所以$\tan A = \sqrt{3}$.因为$A \in (0,\pi)$，所以$A = \frac{\pi}{3}$.
(2)因为$b = 2$，$A = \frac{\pi}{3}$，所以在$\triangle ABC$中，由正弦定理得$\frac{b}{\sin B}=\frac{c}{\sin C}$，得$c = \frac{b\sin C}{\sin B}=\frac{2\sin C}{\sin B}=\frac{2\sin(\frac{2\pi}{3} - B)}{\sin B}=\frac{2(\sin\frac{2\pi}{3}\cos B - \cos\frac{2\pi}{3}\sin B)}{\sin B}=\frac{\sqrt{3}\cos B + \sin B}{\sin B}=\frac{\sqrt{3}\cos B}{\sin B}+1=\frac{\sqrt{3}}{\tan B}+1$.
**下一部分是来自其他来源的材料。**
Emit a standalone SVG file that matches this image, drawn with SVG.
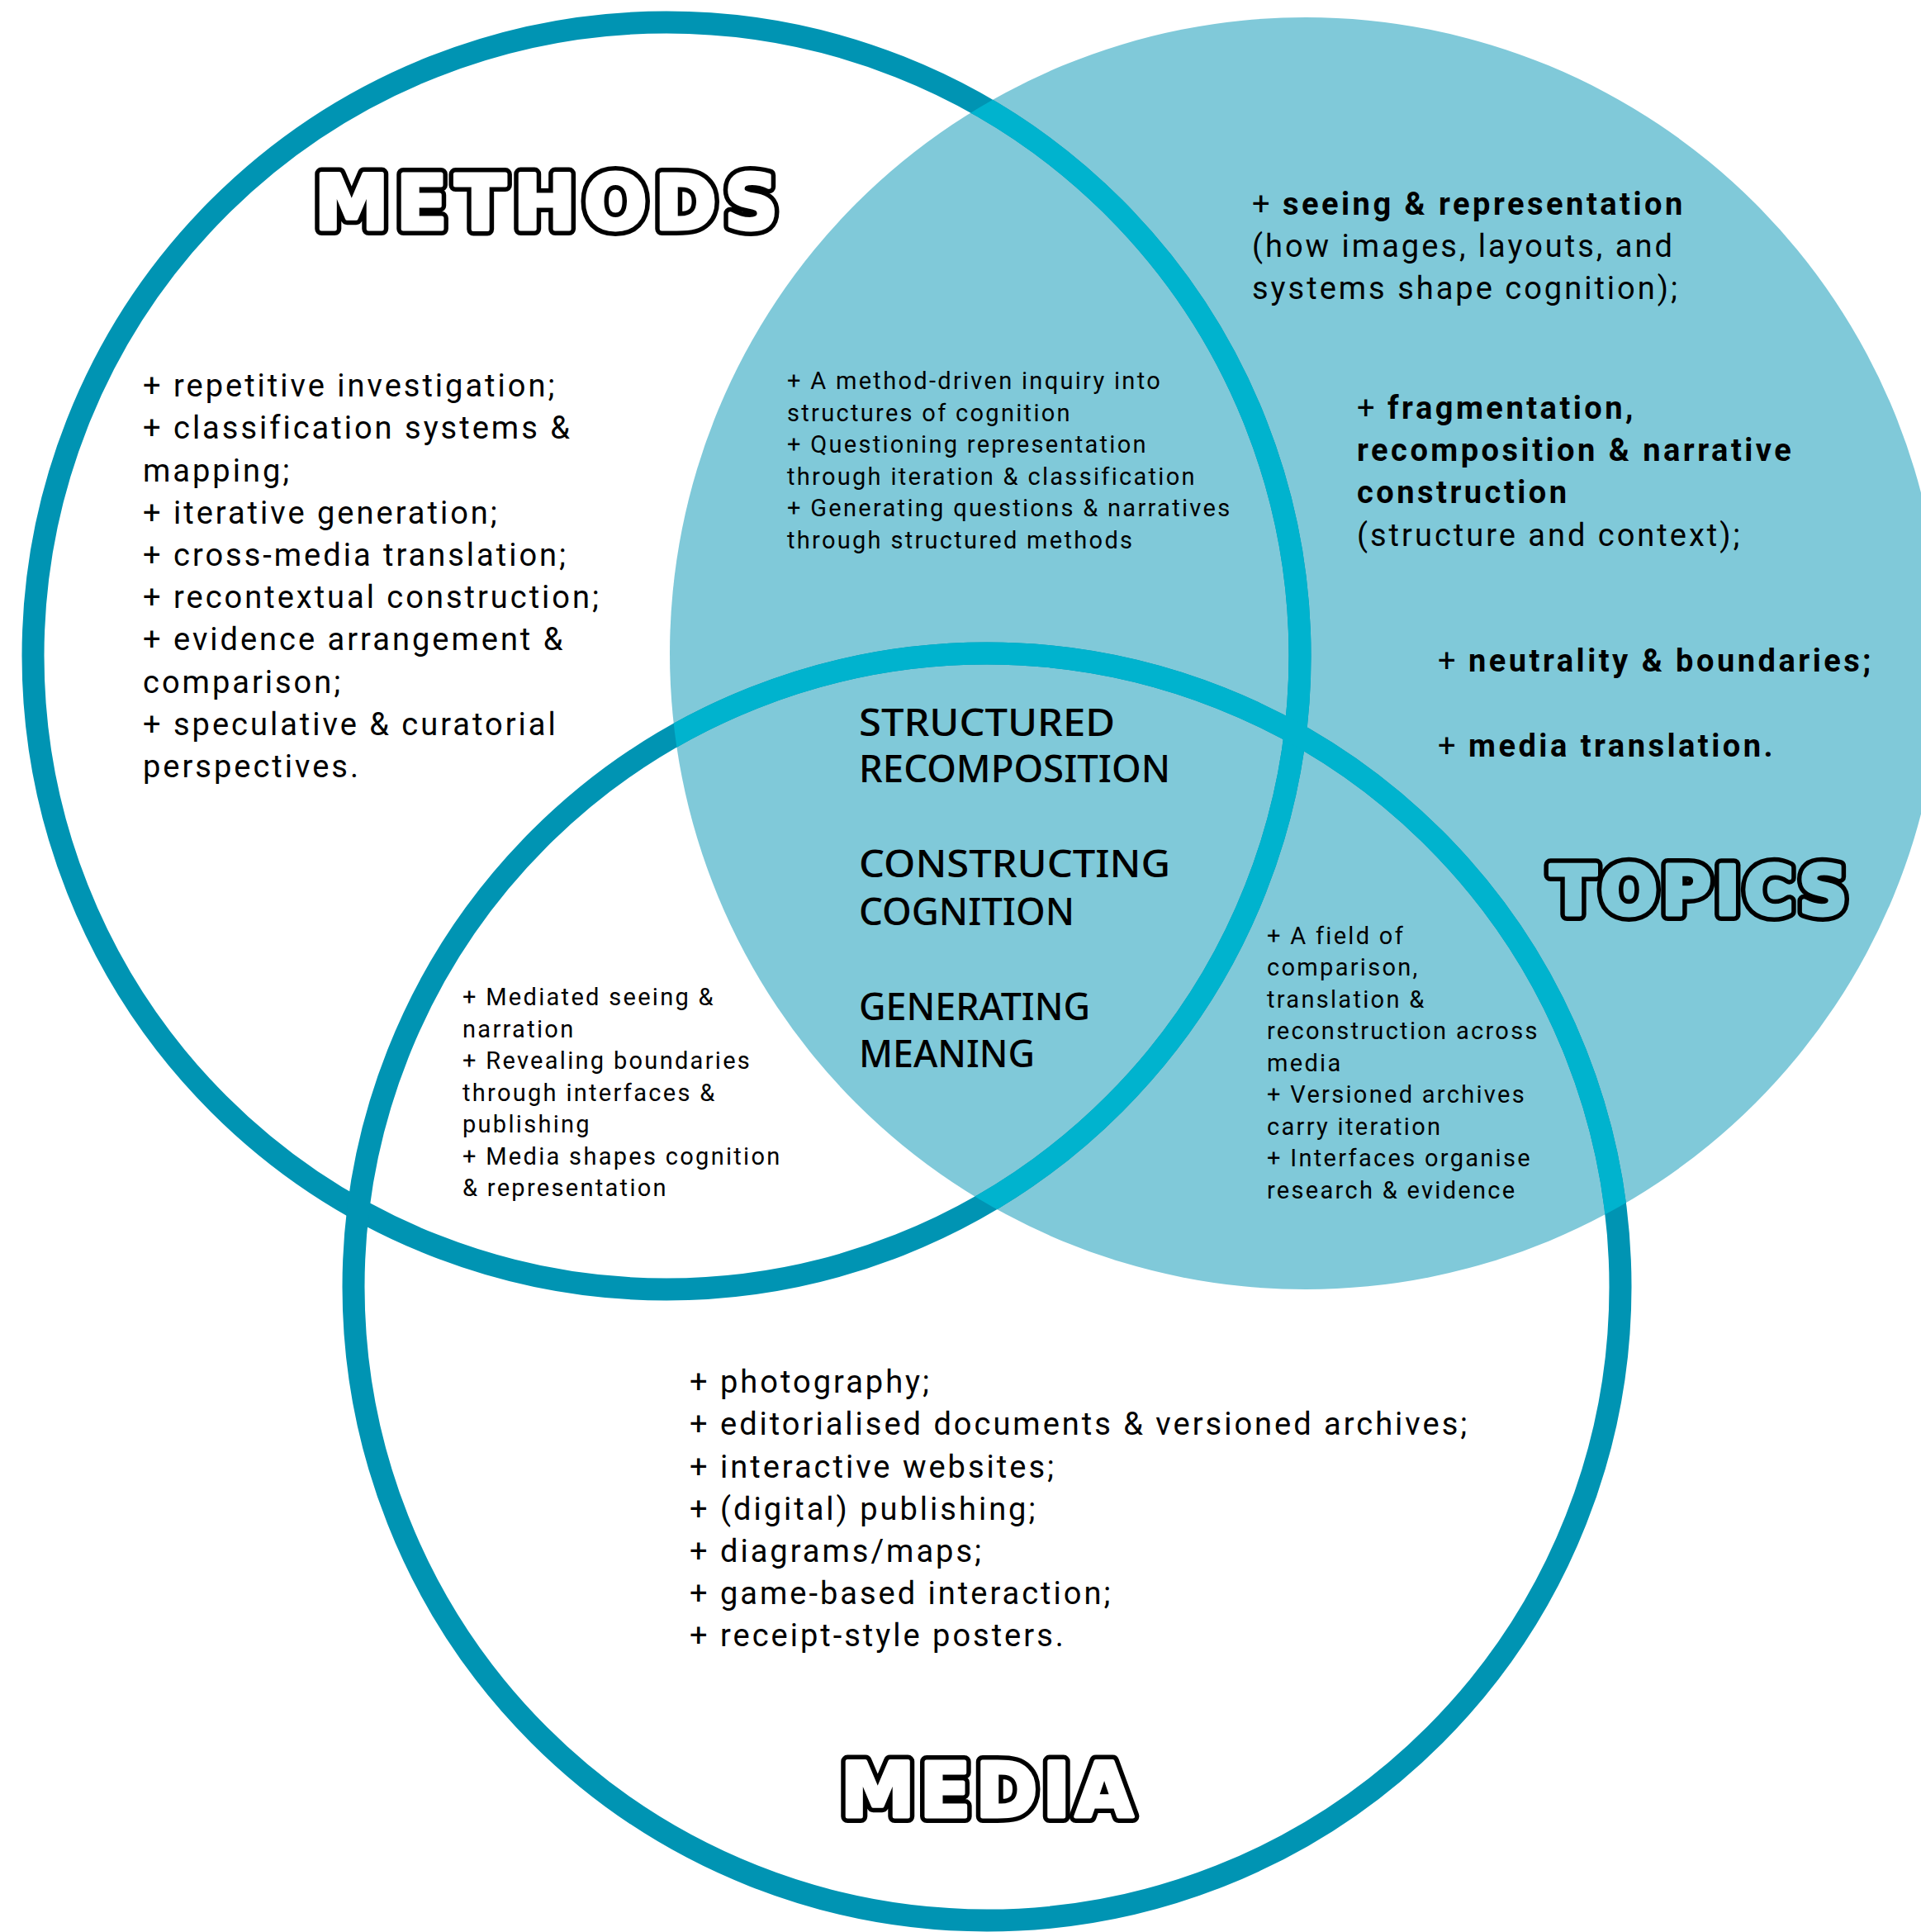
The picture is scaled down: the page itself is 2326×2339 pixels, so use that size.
<svg xmlns="http://www.w3.org/2000/svg" width="2326" height="2339" viewBox="0 0 2326 2339">
<defs>
<clipPath id="topicsClip"><circle cx="1581" cy="791" r="770"/></clipPath>
<style>
.ring{fill:none;stroke:#0094B3;stroke-width:27}
.ring-in{fill:none;stroke:#00B3CE;stroke-width:27}
.body{font-family:Roboto,"Liberation Sans",sans-serif;font-size:38px;fill:#000;letter-spacing:3px}
.small{font-family:Roboto,"Liberation Sans",sans-serif;font-size:29px;fill:#000;letter-spacing:2.3px}
.b{font-weight:700;letter-spacing:3.5px}
.head{font-family:"DejaVu Sans","Liberation Sans",sans-serif;font-weight:700;font-size:90px}
.h-out{fill:#000;stroke:#000;stroke-width:16;stroke-linejoin:round}
.h-in{fill:#fff;stroke:#fff;stroke-width:5;stroke-linejoin:round}
.h-in-blue{fill:#80C9D9;stroke:#80C9D9;stroke-width:5;stroke-linejoin:round}
.hand{font-family:"Noto Sans","DejaVu Sans",sans-serif;font-weight:500;font-size:45px;fill:#000}
</style>
<text id="t-methods" class="head" x="381" y="277" textLength="561" lengthAdjust="spacing">METHODS</text>
<text id="t-topics" class="head" x="1877" y="1107" textLength="360" lengthAdjust="spacing" style="font-size:82px">TOPICS</text>
<text id="t-media" class="head" x="1018" y="2199" textLength="354" lengthAdjust="spacing">MEDIA</text>
</defs>
<rect width="2326" height="2339" fill="#fff"/>
<g id="topics-area"><circle cx="1581" cy="791" r="770" fill="#80C9D9"/></g>
<g id="rings">
<circle class="ring" cx="807" cy="794" r="767"/>
<circle class="ring" cx="1195" cy="1558" r="767"/>
<g clip-path="url(#topicsClip)">
<circle class="ring-in" cx="807" cy="794" r="767"/>
<circle class="ring-in" cx="1195" cy="1558" r="767"/>
</g>
</g>

<g id="methods">
<use href="#t-methods" class="h-out"/>
<use href="#t-methods" class="h-in"/>
<text class="body">
<tspan x="173" y="480">+ repetitive investigation;</tspan>
<tspan x="173" y="531">+ classification systems &amp;</tspan>
<tspan x="173" y="583">mapping;</tspan>
<tspan x="173" y="634">+ iterative generation;</tspan>
<tspan x="173" y="685">+ cross-media translation;</tspan>
<tspan x="173" y="736">+ recontextual construction;</tspan>
<tspan x="173" y="787">+ evidence arrangement &amp;</tspan>
<tspan x="173" y="839">comparison;</tspan>
<tspan x="173" y="890">+ speculative &amp; curatorial</tspan>
<tspan x="173" y="941">perspectives.</tspan>
</text>
</g>

<g id="methods-topics">
<text class="small">
<tspan x="953" y="471">+ A method-driven inquiry into</tspan>
<tspan x="953" y="510">structures of cognition</tspan>
<tspan x="953" y="548">+ Questioning representation</tspan>
<tspan x="953" y="587">through iteration &amp; classification</tspan>
<tspan x="953" y="625">+ Generating questions &amp; narratives</tspan>
<tspan x="953" y="664">through structured methods</tspan>
</text>
</g>

<g id="topics">
<use href="#t-topics" class="h-out"/>
<use href="#t-topics" class="h-in-blue"/>
<text class="body">
<tspan x="1516" y="260">+ <tspan class="b">seeing &amp; representation</tspan></tspan>
<tspan x="1516" y="311">(how images, layouts, and</tspan>
<tspan x="1516" y="362">systems shape cognition);</tspan>
<tspan x="1643" y="507">+ <tspan class="b">fragmentation,</tspan></tspan>
<tspan x="1643" y="558" class="b">recomposition &amp; narrative</tspan>
<tspan x="1643" y="609" class="b">construction</tspan>
<tspan x="1643" y="661">(structure and context);</tspan>
<tspan x="1741" y="813">+ <tspan class="b">neutrality &amp; boundaries;</tspan></tspan>
<tspan x="1741" y="916">+ <tspan class="b">media translation.</tspan></tspan>
</text>
</g>

<g id="center">
<text class="hand" x="1040" y="891" textLength="310" lengthAdjust="spacingAndGlyphs">STRUCTURED</text>
<text class="hand" x="1040" y="947" textLength="377" lengthAdjust="spacingAndGlyphs">RECOMPOSITION</text>
<text class="hand" x="1040" y="1062" textLength="377" lengthAdjust="spacingAndGlyphs">CONSTRUCTING</text>
<text class="hand" x="1040" y="1120" textLength="261" lengthAdjust="spacingAndGlyphs">COGNITION</text>
<text class="hand" x="1040" y="1235" textLength="280" lengthAdjust="spacingAndGlyphs">GENERATING</text>
<text class="hand" x="1040" y="1292" textLength="213" lengthAdjust="spacingAndGlyphs">MEANING</text>
</g>

<g id="methods-media">
<text class="small">
<tspan x="560" y="1217">+ Mediated seeing &amp;</tspan>
<tspan x="560" y="1256">narration</tspan>
<tspan x="560" y="1294">+ Revealing boundaries</tspan>
<tspan x="560" y="1333">through interfaces &amp;</tspan>
<tspan x="560" y="1371">publishing</tspan>
<tspan x="560" y="1410">+ Media shapes cognition</tspan>
<tspan x="560" y="1448">&amp; representation</tspan>
</text>
</g>

<g id="media-topics">
<text class="small">
<tspan x="1534" y="1143">+ A field of</tspan>
<tspan x="1534" y="1181">comparison,</tspan>
<tspan x="1534" y="1220">translation &amp;</tspan>
<tspan x="1534" y="1258">reconstruction across</tspan>
<tspan x="1534" y="1297">media</tspan>
<tspan x="1534" y="1335">+ Versioned archives</tspan>
<tspan x="1534" y="1374">carry iteration</tspan>
<tspan x="1534" y="1412">+ Interfaces organise</tspan>
<tspan x="1534" y="1451">research &amp; evidence</tspan>
</text>
</g>

<g id="media">
<use href="#t-media" class="h-out"/>
<use href="#t-media" class="h-in"/>
<text class="body">
<tspan x="835" y="1686">+ photography;</tspan>
<tspan x="835" y="1737">+ editorialised documents &amp; versioned archives;</tspan>
<tspan x="835" y="1789">+ interactive websites;</tspan>
<tspan x="835" y="1840">+ (digital) publishing;</tspan>
<tspan x="835" y="1891">+ diagrams/maps;</tspan>
<tspan x="835" y="1942">+ game-based interaction;</tspan>
<tspan x="835" y="1993">+ receipt-style posters.</tspan>
</text>
</g>
</svg>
因为$\frac{\pi}{4} \leq B \leq \frac{\pi}{3}$，所以$1 \leq \tan B \leq \sqrt{3}$，所以$2 \leq c \leq \sqrt{3} + 1$，即$c$的取值范围为$[2,\sqrt{3} + 1]$.

答案： 16.
(1)由$\sqrt{3}\sin B\cos B + \cos^{2}B = \frac{\sqrt{3}}{2}\sin2B+\frac{\cos2B + 1}{2}=1$得$\frac{\sqrt{3}}{2}\sin2B+\frac{1}{2}\cos2B=\frac{1}{2}$，化简得$\sin(2B + \frac{\pi}{6}) = \frac{1}{2}$.
因为$B \in (0,\pi)$，所以$2B + \frac{\pi}{6} \in (\frac{\pi}{6},\frac{13\pi}{6})$，所以$2B + \frac{\pi}{6} = \frac{5\pi}{6}$，所以$B = \frac{\pi}{3}$.
(2)由正弦定理得$\frac{a}{\sin A}=\frac{b}{\sin B}=\frac{c}{\sin C}=\frac{\sqrt{3}}{\sin\frac{\pi}{3}} = 2$，则$a = 2\sin A$，$c = 2\sin C$.
所以$a - \frac{1}{2}c = 2\sin A - \sin C = 2\sin A - \sin(\frac{2\pi}{3} - A)=2\sin A - \sin\frac{2\pi}{3}\cos A + \cos\frac{2\pi}{3}\sin A=\frac{3}{2}\sin A - \frac{\sqrt{3}}{2}\cos A=\sqrt{3}\sin(A - \frac{\pi}{6})$.
因为$b \leq a$，所以$\frac{\pi}{3} \leq A ＜ \frac{2\pi}{3}$，所以$\frac{\pi}{6} \leq A - \frac{\pi}{6} ＜ \frac{\pi}{2}$，则$\frac{1}{2} \leq \sin(A - \frac{\pi}{6}) ＜ 1$，
所以$a - \frac{1}{2}c = \sqrt{3}\sin(A - \frac{\pi}{6}) \in [\frac{\sqrt{3}}{2},\sqrt{3})$，
即$a - \frac{1}{2}c$的取值范围是$[\frac{\sqrt{3}}{2},\sqrt{3})$.